What it's like in the Venice flood: Reporter's notebook
Locals are still waiting on a 2003 dam project to help with the floods.
Venice was built to survive flooding. Standing on St Mark’s square just before midnight, and the next high tide, we watched as drains that crisscross the piazza started to bubble over. Within 30 minutes, about a foot of water had risen, like some sort of baptismal font right in front of the world-famous St Mark’s Basilica.
When the earliest settlers came to the islands that make up modern Venice, they too may have experienced flooding. And as the city grew over the centuries, its architects and conquerors built structures that could survive a volatile sea. That’s why there are drains all over the city. It happens that St Mark’s Square is at the lowest point, right on the Grand Canal that opens onto the lagoon, which means it suffers the most dramatic inundation.
But the city is now being tested to its limit.
Wading through it is quite surreal. With the water lapping almost to our hips, we went past building after building - many homes and businesses - under several feet of water. Gondolas were bobbing on the surface, lifted by the rising tide, making it difficult to distinguish between canal and sidewalk.

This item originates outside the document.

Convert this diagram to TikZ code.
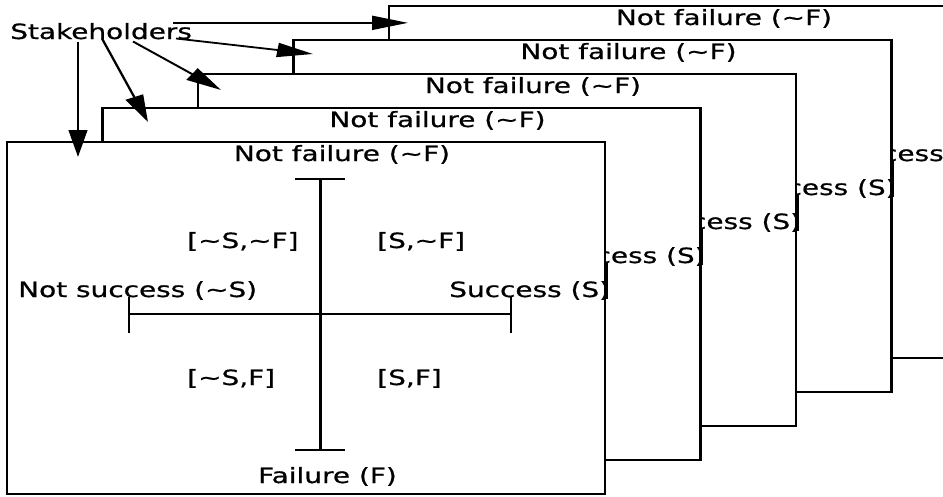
\documentclass[tikz,border=0pt]{standalone}
\usepackage{fontspec}
\setmainfont{DejaVu Sans}
\newfontfamily\lblfont{DejaVu Sans}[FakeBold=0.6]
\usetikzlibrary{arrows.meta,calc}
\newcommand\tld{\textasciitilde}
\begin{document}
\begin{tikzpicture}[x=0.75188pt,y=-1pt,
  lbl/.style={font=\lblfont\fontsize{21}{25}\selectfont, inner sep=0pt},
  panel/.style={line width=1.9pt},
  axisline/.style={line width=1.9pt},
  pointer/.style={line width=1.8pt, -{Triangle[length=27pt,width=14pt]}}]
\useasboundingbox (0pt,0pt) rectangle (943pt,-496pt);
\begin{scope}[transform canvas={xscale=1.33}]
  % stacked frames, drawn from the back one to the front one
  \foreach \i in {4,3,2,1,0}{
    \begin{scope}[shift={({7+95.5*\i},{142-34*\i})}]
      \fill[white] (0,0) rectangle (598,352);
      \begin{scope}
        \clip (0,0) rectangle (598,352);
        % axes with end bars
        \coordinate (vt\i) at (313.5,37);
        \coordinate (vb\i) at (313.5,308);
        \coordinate (hl\i) at (122,172);
        \coordinate (hr\i) at (504,172);
        \draw[axisline] (vt\i) -- (vb\i);
        \draw[axisline] (hl\i) -- (hr\i);
        \draw[axisline] ($(vt\i)+(-25.5,0)$) -- ($(vt\i)+(24.5,0)$);
        \draw[axisline] ($(vb\i)+(-25.5,0)$) -- ($(vb\i)+(24.5,0)$);
        \draw[axisline] ($(hl\i)+(0,-17)$) -- ($(hl\i)+(0,19)$);
        \draw[axisline] ($(hr\i)+(0,-17)$) -- ($(hr\i)+(0,19)$);
        % axis and quadrant labels
        \node[lbl, anchor=base] (nf\i) at (335,19) {Not failure (\tld F)};
        \node[lbl, anchor=base west] (ns\i) at (11,155) {Not success (\tld S)};
        \node[lbl, anchor=base west] (su\i) at (442,155) {Success (S)};
        \node[lbl, anchor=base west] (q1\i) at (180,106) {[\tld S,\tld F]};
        \node[lbl, anchor=base west] (q2\i) at (370,106) {[S,\tld F]};
        \node[lbl, anchor=base west] (q3\i) at (180,243) {[\tld S,F]};
        \node[lbl, anchor=base west] (q4\i) at (370,243) {[S,F]};
        \node[lbl, anchor=base] (fa\i) at (320.5,341) {Failure (F)};
      \end{scope}
      \draw[panel] (0,0) rectangle (598,352);
    \end{scope}
  }
  % stakeholders pointing at each frame
  \node[lbl, anchor=base west] (stk) at (10,39) {Stakeholders};
  \coordinate (t1) at ($(stk.north west)+(398,0)$);
  \coordinate (t2) at (313,54);
  \coordinate (t3) at (221,90);
  \coordinate (t4) at (148,122);
  \coordinate (t5) at (78,157);
  \draw[pointer] ($(stk.north west)+(163,0)$) -- (t1);
  \draw[pointer] ($(stk.south west)+(166,-1)$) -- (t2);
  \draw[pointer] ($(stk.south west)+(123,2)$) -- (t3);
  \draw[pointer] ($(stk.south west)+(92,-1)$) -- (t4);
  \draw[pointer] ($(stk.south west)+(68,2)$) -- (t5);
\end{scope}
\end{tikzpicture}
\end{document}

It’s become something of an attraction for the tourists, who, with their shoes and trousers covered in plastic, venture out into the flood to take selfies. The locals look on, standing in the doorways of their sodden shops or cafes. Their misery seems to provide others with some unique entertainment.
It’s difficult not to feel sorry for them, and angry on their behalf. A lot has been made of climate change and rising sea levels, and there is no denying the floods are getting worse. Standing in the damaged crypt of the basilica where he’s in charge, 81-year-old ‘procuratore’ Carlo Alberto Tesserin remembers his childhood fondly. ‘When I was a boy, the flooding was normal. We wore boots and ran around in the water.’ But now he says, things are different. ‘Even these long waders are not enough. The water is deeper.’
But climate change might also be a convenient excuse to frame the flood problem as an inevitability, when, in fact, people here are angry with their politicians for the delays to Venice’s one hope: The Mose Project.
Building started in 2003 for a vast underwater dam that would cross the entrance to the lagoon. At high tide, the idea is for it to rise out of the water and keep the worst of the ocean water out. But despite billions of Euros, it’s still not finished and has been marred by allegations of corruption. It’s not clear whether even when finished, this barrier would work. Environmentalists are also concerned about the impact a stagnant lagoon would have on wildlife. But it’s the only plan at the moment.
Given other low lying parts of the world have mitigated their issues, it’s troubling that one of humankind’s most important cultural and architectural treasures has been left to suffer in this way. In the Netherlands, successive governments have overseen massive engineering projects displacing millions of tonnes of earth into the ocean to keep their country above water. I think of my own city, London, where the extraordinary Thames barrier keeps the power of the river at bay.
Much of Venice is built on stilts sitting in mud - meaning some areas have slowly sunk over time.
But whatever the causes, the solution seems within reach.
Venice is a marvel of human design and ingenuity; if the Mose Project were to be completed, it would be a spectacular, modern contribution to that legacy. Without it, so much will be lost.